Really, what we’ve proven so far is that. If you have an old, now irrelevant character, you have to prove they he/she is relevant or interesting again. If there wasn’t a need for further story directly after the last movie came out, then you have to work hard to find where the story is before telling it.
Already we’ve exhausted the brains of most studio execs. One of them just fell right off the office treadmill.
I have a third rule: Don’t pander too much to the built-in audience. I feel like that’s what Tron: Legacy did. I have friends who loved it, but they all also loved the original. Everyone else seems indifferent or completely bored by it. A decades-later sequel can’t just be two hours of proof that you know all the inside jokes of the original.
Landon: Very true. When you have a decades-later sequel, you have to realize you’re going to have an audience that’s completely new to the material no matter what, even if it’s a character as iconic as Indiana Jones.
That way deacdes-later sequels aren’t only nostalgia-rides
Cole: And then you have to treat the character with respect, instead of making your whip-cracking hero a passive old man trying to find a glass alien skull.

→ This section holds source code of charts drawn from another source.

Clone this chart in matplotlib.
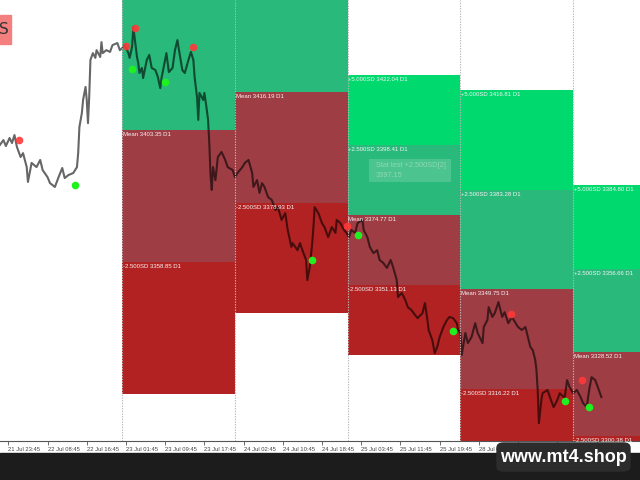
import matplotlib
matplotlib.use('Agg')
import matplotlib.pyplot as plt
from matplotlib.patches import Rectangle, FancyBboxPatch

# M15 bars (bar index) and price
bars = [-7, -4, -2, 1, 3, 5, 7, 10, 12, 15, 16, 19, 23, 26, 28, 32, 34, 38, 41, 44,
        46, 49, 53, 56, 57, 58, 60, 61, 63, 64, 65, 66, 67, 69, 71, 72, 75, 76, 77, 80,
        83, 85, 89, 91, 93, 95, 98, 99, 101, 102, 103, 105, 106, 107, 109, 110, 111, 113, 115, 117,
        120, 122, 124, 125, 126, 129, 131, 134, 136, 138, 139, 142, 144, 147, 149, 151, 152, 154, 155, 156,
        159, 160, 162, 163, 164, 165, 166, 167, 169, 171, 174, 177, 179, 183, 185, 187, 191, 193, 196, 199,
        200, 203, 205, 207, 209, 212, 215, 218, 220, 223, 226, 228, 231, 232, 236, 238, 240, 243, 244, 246,
        248, 249, 250, 253, 256, 258, 261, 264, 267, 268, 271, 274, 276, 278, 280, 283, 285, 289, 290, 293,
        295, 298, 301, 303, 306, 309, 312, 314, 317, 318, 321, 324, 326, 329, 332, 334, 338, 340, 342, 343,
        346, 348, 350, 352, 355, 358, 360, 363, 366, 367, 369, 370, 373, 375, 378, 381, 383, 387, 388, 391,
        392, 395, 397, 400, 403, 405, 408, 411, 414, 416, 419, 422, 424, 426, 428, 430, 431, 432, 433, 435,
        436, 440, 442, 445, 448, 450, 454, 456, 458, 461, 464, 467, 469, 472, 474, 476, 479, 481, 484]
prices = [3398.3, 3400.0, 3398.0, 3400.7, 3399.0, 3401.7, 3397.7, 3394.3, 3395.6, 3390.9,
          3385.9, 3392.3, 3390.9, 3393.3, 3389.9, 3387.5, 3385.5, 3384.2, 3387.5, 3390.6,
          3387.2, 3388.2, 3388.9, 3390.9, 3395.6, 3404.4, 3409.1, 3413.5, 3417.9, 3413.5,
          3405.7, 3414.5, 3427.0, 3429.3, 3427.7, 3430.3, 3428.0, 3433.0, 3429.3, 3430.3,
          3429.7, 3432.0, 3432.7, 3430.3, 3431.0, 3432.0, 3429.3, 3427.7, 3431.4, 3438.1,
          3434.7, 3428.0, 3426.0, 3422.6, 3424.3, 3420.9, 3422.9, 3427.0, 3428.7, 3424.3,
          3423.6, 3421.3, 3417.5, 3420.9, 3422.9, 3429.3, 3422.9, 3424.3, 3430.3, 3433.7,
          3431.0, 3423.6, 3422.6, 3427.0, 3429.7, 3427.0, 3421.3, 3414.5, 3406.8, 3415.9,
          3413.5, 3415.9, 3410.1, 3406.8, 3399.0, 3388.2, 3383.2, 3390.9, 3386.5, 3394.3,
          3396.0, 3393.3, 3390.9, 3389.9, 3387.5, 3388.9, 3390.9, 3392.3, 3393.3, 3388.9,
          3384.2, 3386.5, 3382.2, 3385.5, 3384.2, 3380.8, 3379.8, 3376.4, 3377.4, 3373.1,
          3375.4, 3369.7, 3364.0, 3365.3, 3362.9, 3365.3, 3362.9, 3359.6, 3352.8, 3357.2,
          3365.3, 3370.7, 3377.4, 3375.4, 3372.0, 3370.7, 3367.3, 3370.7, 3368.7, 3373.1,
          3372.0, 3369.7, 3368.7, 3367.3, 3369.7, 3368.7, 3372.0, 3373.1, 3369.7, 3367.3,
          3364.0, 3361.9, 3362.9, 3359.6, 3358.6, 3356.9, 3359.6, 3357.2, 3352.8, 3347.1,
          3348.5, 3346.1, 3343.7, 3342.7, 3341.0, 3340.0, 3341.7, 3345.1, 3339.4, 3336.0,
          3332.6, 3328.2, 3330.3, 3333.6, 3337.0, 3339.4, 3340.4, 3340.0, 3338.3, 3336.0,
          3335.0, 3327.6, 3335.0, 3331.6, 3333.6, 3338.3, 3335.0, 3331.6, 3337.0, 3339.4,
          3343.7, 3340.4, 3341.7, 3345.4, 3340.4, 3342.0, 3338.3, 3340.4, 3338.3, 3337.0,
          3336.0, 3337.0, 3333.6, 3330.3, 3329.2, 3325.9, 3322.5, 3315.8, 3304.6, 3312.4,
          3314.7, 3315.8, 3313.4, 3310.0, 3312.4, 3314.7, 3313.1, 3319.1, 3316.8, 3314.7,
          3315.8, 3313.4, 3311.4, 3310.0, 3315.8, 3320.1, 3319.1, 3316.8, 3313.4]

# swing markers
red_x = [9, 96, 103, 151, 276, 410, 468]
red_y = [3400.0, 3431.8, 3437.9, 3431.3, 3371.0, 3341.5, 3319.2]
green_x = [54, 101, 128, 248, 285, 363, 454, 474]
green_y = [3384.8, 3423.8, 3419.6, 3359.5, 3367.9, 3335.7, 3312.1, 3309.9]

# daily zones (D1)
zone_start = [93, 185, 277, 369, 461]
zone_len = 92
plus5 = [3492.35, 3490.71, 3422.04, 3416.81, 3384.80]
plus25 = [3447.85, 3453.45, 3398.41, 3383.28, 3356.66]
mean = [3403.35, 3416.19, 3374.77, 3349.75, 3328.52]
minus25 = [3358.85, 3378.93, 3351.13, 3316.22, 3300.38]
minus5 = [3314.35, 3341.67, 3327.49, 3282.69, 3272.24]

tick_bars = [0, 32, 64, 96, 128, 160, 192, 224, 256, 288, 320, 352, 384, 416, 448, 480]
tick_labels = ['21 Jul 23:45', '22 Jul 08:45', '22 Jul 16:45', '23 Jul 01:45',
               '23 Jul 09:45', '23 Jul 17:45', '24 Jul 02:45', '24 Jul 10:45',
               '24 Jul 18:45', '25 Jul 03:45', '25 Jul 11:45', '25 Jul 19:45',
               '28 Jul 04:45', '28 Jul 12:45', '28 Jul 20:45', '29 Jul 05:45']

c_bright = '#00d96e'
c_green = '#28b97b'
c_brown = '#9e3d44'
c_red = '#b22222'

fig = plt.figure(figsize=(6.4, 4.8), dpi=100)
fig.patch.set_facecolor('white')
ax = fig.add_axes([0, 39/480, 1, 441/480])
ymax, ymin = 3447.2, 3298.6
ax.set_xlim(-6.8, 515.5)
ax.set_ylim(ymin, ymax)

for i in range(len(zone_start)):
    s = zone_start[i]
    bands = [(plus25[i], plus5[i], c_bright, '+5.000SD', plus5[i]),
             (mean[i], plus25[i], c_green, '+2.500SD', plus25[i]),
             (minus25[i], mean[i], c_brown, 'Mean', mean[i]),
             (minus5[i], minus25[i], c_red, '-2.500SD', minus25[i])]
    for lo, hi, col, name, val in bands:
        ax.bar(s, hi - lo, bottom=lo, width=zone_len, align='edge', color=col,
               linewidth=0, zorder=1)
        if val < ymax:
            ax.annotate('%s %.2f D1' % (name, val), (s, val), xytext=(0.5, -1.5),
                        textcoords='offset points', fontsize=4.3, color='#f4f4f4',
                        ha='left', va='top', family='Liberation Sans', zorder=5)

for s in zone_start:
    ax.axvline(s, color='#b8b8b8', ls=(0, (1.2, 1.2)), lw=0.8, zorder=4)

ax.plot(bars, prices, color='black', alpha=0.6, lw=1.5, zorder=3)
ax.plot(red_x, red_y, 'o', color='#ff3838', ms=5.5, mec='none', alpha=0.9, zorder=6)
ax.plot(green_x, green_y, 'o', color='#1ff01f', ms=5.5, mec='none', zorder=6)

# stat test box
ax.add_patch(Rectangle((294, 3385.8), 67, 7.9, color='#56c896', alpha=0.8, lw=0, zorder=5))
ax.text(300, 3391.6, 'Stat test +2.500SD[2]', fontsize=5.3, color='#8ed8b4',
        va='center', family='Liberation Sans', zorder=6)
ax.text(300, 3387.9, '3397.15', fontsize=5.3, color='#8ed8b4',
        va='center', family='Liberation Sans', zorder=6)

ax.set_xticks(tick_bars)
ax.set_xticklabels(tick_labels, fontsize=4.2, color='#444444', ha='left',
                   family='Liberation Sans')
ax.tick_params(axis='x', direction='out', length=3, width=0.6, color='#555555', pad=1.5)
ax.set_yticks([])
for side in ['top', 'left', 'right']:
    ax.spines[side].set_visible(False)
ax.spines['bottom'].set_color('#555555')
ax.spines['bottom'].set_linewidth(0.8)

# top-left badge
fig.patches.append(Rectangle((0, 1 - 44/480), 11/640, 29/480, transform=fig.transFigure,
                             color='#f47f7f', zorder=10))
fig.text(-1/640, 1 - 30/480, 'S', fontsize=11, color='#333333', va='center', ha='left',
         zorder=11)

# dark footer with watermark
fig.patches.append(Rectangle((0, 0), 1, 27/480, transform=fig.transFigure,
                             color='#1c1c1c', zorder=0))
fig.patches.append(FancyBboxPatch((497/640, 9/480), 133/640, 28/480,
                                  boxstyle='round,pad=0,rounding_size=0.01',
                                  transform=fig.transFigure, color='#2c2c2c', zorder=1))
fig.text(563/640, 23/480, 'www.mt4.shop', fontsize=13, color='white', weight='bold',
         ha='center', va='center', family='Liberation Sans')

plt.savefig('out.png', dpi=100)
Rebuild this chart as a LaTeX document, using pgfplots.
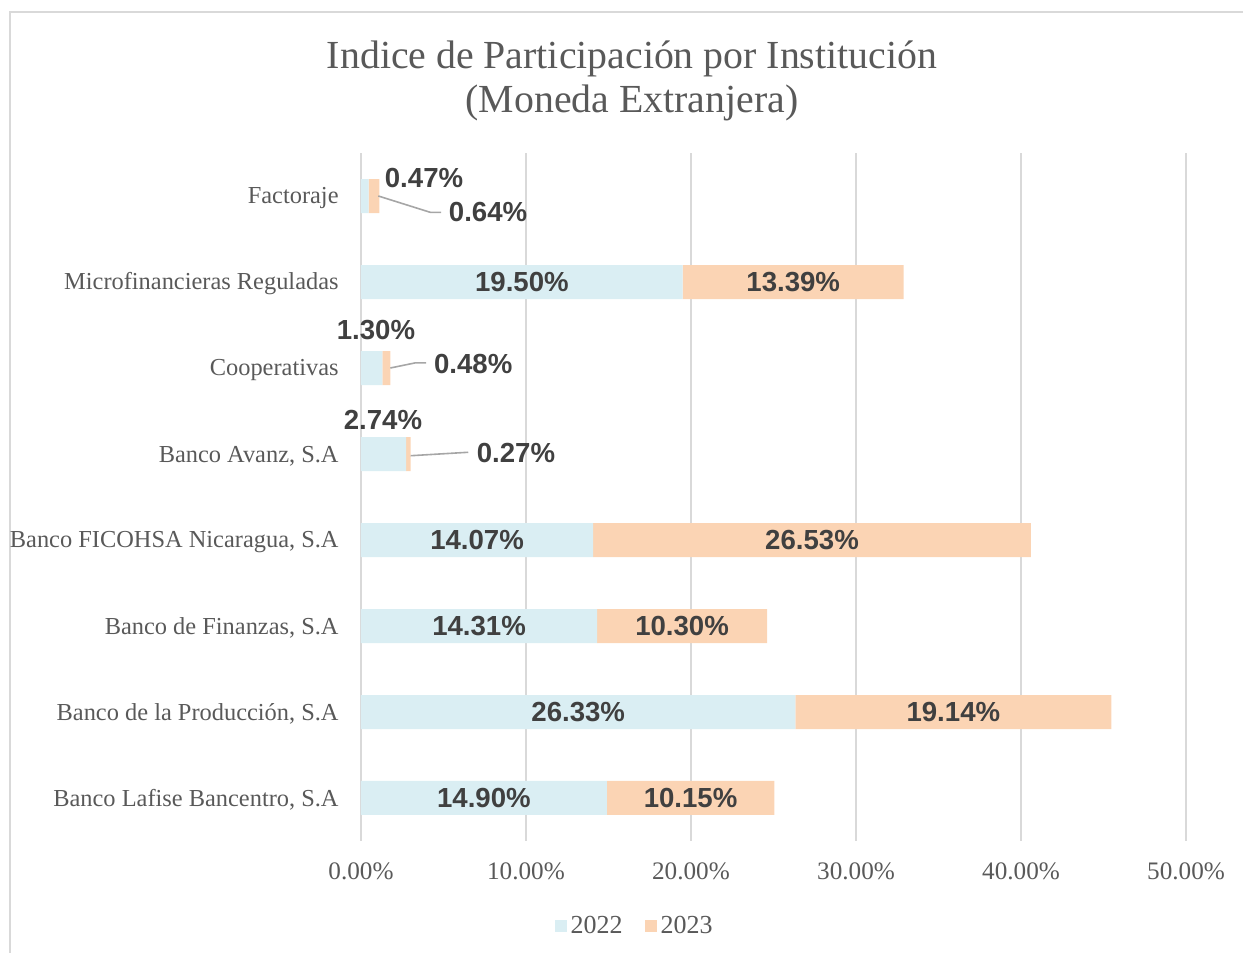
\documentclass[border=0pt]{standalone}
\usepackage{pgfplots}
\pgfplotsset{compat=1.18}
\usepackage{fontspec}
\setmainfont{Liberation Serif}
\newfontfamily\sansfam{Liberation Sans}
\definecolor{barA}{HTML}{DAEEF3}
\definecolor{barB}{HTML}{FBD4B4}
\definecolor{greytext}{HTML}{595959}
\definecolor{darktext}{HTML}{404040}
\definecolor{gridgrey}{HTML}{D9D9D9}
\definecolor{leadgrey}{HTML}{A6A6A6}

\begin{document}
\begin{tikzpicture}
\path[use as bounding box] (-180.5pt,-56pt) rectangle (441pt,420.5pt);
\draw[gridgrey, line width=0.8pt] (-175.5pt,-60pt) -- (-175.5pt,414.5pt) -- (445pt,414.5pt);
\begin{axis}[
  at={(0,0)}, anchor=south west,
  scale only axis, width=412.5pt, height=344pt,
  xbar stacked, bar width=17pt,
  xmin=0, xmax=50, ymin=-0.5, ymax=7.5,
  axis x line*=bottom, axis y line*=left,
  x axis line style={draw=none}, y axis line style={draw=none},
  xtick={0,10,...,50},
  xticklabels={0.00\%,10.00\%,20.00\%,30.00\%,40.00\%,50.00\%},
  ytick={0,...,7},
  yticklabels={{Banco Lafise Bancentro, S.A}, {Banco de la Producción, S.A},
    {Banco de Finanzas, S.A}, {Banco FICOHSA Nicaragua, S.A}, {Banco Avanz, S.A},
    Cooperativas, Microfinancieras Reguladas, Factoraje},
  major tick length=0pt,
  xmajorgrids, grid style={gridgrey, line width=0.9pt},
  xticklabel style={font=\fontsize{12.6}{14}\selectfont, text=greytext, anchor=center, inner sep=0pt, yshift=-15pt},
  yticklabel style={font=\fontsize{12.2}{14}\selectfont, text=greytext, anchor=east, inner sep=0pt, xshift=-11pt, yshift=-1pt},
  clip=false,
  legend columns=2,
  legend image code/.code={\fill[#1] (0pt,-3pt) rectangle (6pt,3pt);},
  legend style={draw=none, at={(0.333,-0.124)}, anchor=center,
    font=\fontsize{13}{15}\selectfont, text=greytext,
    /tikz/every even column/.append style={column sep=9pt}},
]
\addplot[fill=barA, draw=none] coordinates {
  (14.90,0) (26.33,1) (14.31,2) (14.07,3) (2.74,4) (1.30,5) (19.50,6) (0.47,7)};
\addlegendentry{2022}
\addplot[fill=barB, draw=none] coordinates {
  (10.15,0) (19.14,1) (10.30,2) (26.53,3) (0.27,4) (0.48,5) (13.39,6) (0.64,7)};
\addlegendentry{2023}
\end{axis}
\begin{scope}[x=8.25pt, y=43pt, yshift=21.5pt,
  every node/.style={font=\sansfam\bfseries\fontsize{13.8}{15}\selectfont, text=darktext}]
\node at (9.75,6) {19.50\%};
\node at (26.195,6) {13.39\%};
\node at (7.035,3) {14.07\%};
\node at (27.335,3) {26.53\%};
\node at (7.155,2) {14.31\%};
\node at (19.46,2) {10.30\%};
\node at (13.165,1) {26.33\%};
\node at (35.9,1) {19.14\%};
\node at (7.45,0) {14.90\%};
\node at (19.975,0) {10.15\%};
\node at (3.82,7.21) {0.47\%};
\node at (7.7,6.81) {0.64\%};
\node at (0.91,5.44) {1.30\%};
\node at (6.8,5.05) {0.48\%};
\node at (1.33,4.40) {2.74\%};
\node at (9.39,4.01) {0.27\%};
\draw[leadgrey, line width=0.8pt] (1.05,7) -- (4.2,6.81) -- (4.85,6.81);
\draw[leadgrey, line width=0.8pt] (1.78,5) -- (3.3,5.06) -- (3.95,5.06);
\draw[leadgrey, line width=0.8pt] (3.01,3.98) -- (6.5,4.02);
\end{scope}
\node[font=\fontsize{19.9}{22}\selectfont, text=greytext, align=center] at (135.5pt,380pt)
  {Indice de Participación por Institución\\[0pt](Moneda Extranjera)};
\end{tikzpicture}
\end{document}
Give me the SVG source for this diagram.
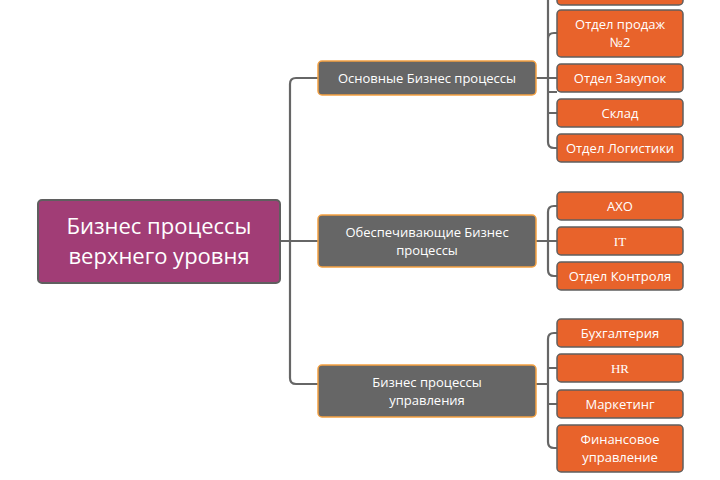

Landon: An element which would have made Basic Instinct 2 a lot better.
Cole: More glass alien skulls?
Landon: And elderly people whip-cracking.
Cole: I think you fixed it.
Landon: Though I do understand why decades-later sequels are attractive and fresh. I was excited for Tron: Legacy, not because I was a huge fan of the original, but because the idea of something old put into the possibilities of a new context is interesting. It’s the allure of possibilities. But once you get down to the meat of it, those possibilities are restrained by a strange relationship to the original
That said, i would never want to live in a world where Return to Oz didn’t exist.
Cole: I would. I’d have way fewer nightmares about wheelers and old ladies taking their heads off.
Are there any properties that you’d like to see a decades-later sequel to?
Landon: At the risk of absolutely ruining a movie I love, a sequel to Easy Rider would have been interesting if you overlook the fact that they got shot at the end. A Republican Dennis Hopper hanging out with Peter Fonda’s giant teeth
Cole: Butch Cassidy comes to mind if you overlook the fact that they got shot at the end.
Jokes aside, I think I’d like to see a sequel to Spirited Away since it’s a decade old, it would be interesting to see Chihiro slightly grown up, and it would be fantastic to revisit that world.
So, yeah, that, The Sting 3 or The Godfather III (since they never, ever, ever made a sequel to The Godfather II (ever)).
Landon: That would be a great topic on its own: do-overs.
Cole: There’s nothing to do-over since The Godfather III doesn’t exist. But you’re right. Maybe next week we can talk do-overs.
As for this week, I think we’ve hit on at least a few rules for this newish phenomenon. Were you paying attention, Ghostbusters 3?
Landon: Thank God, the studios get all our memos.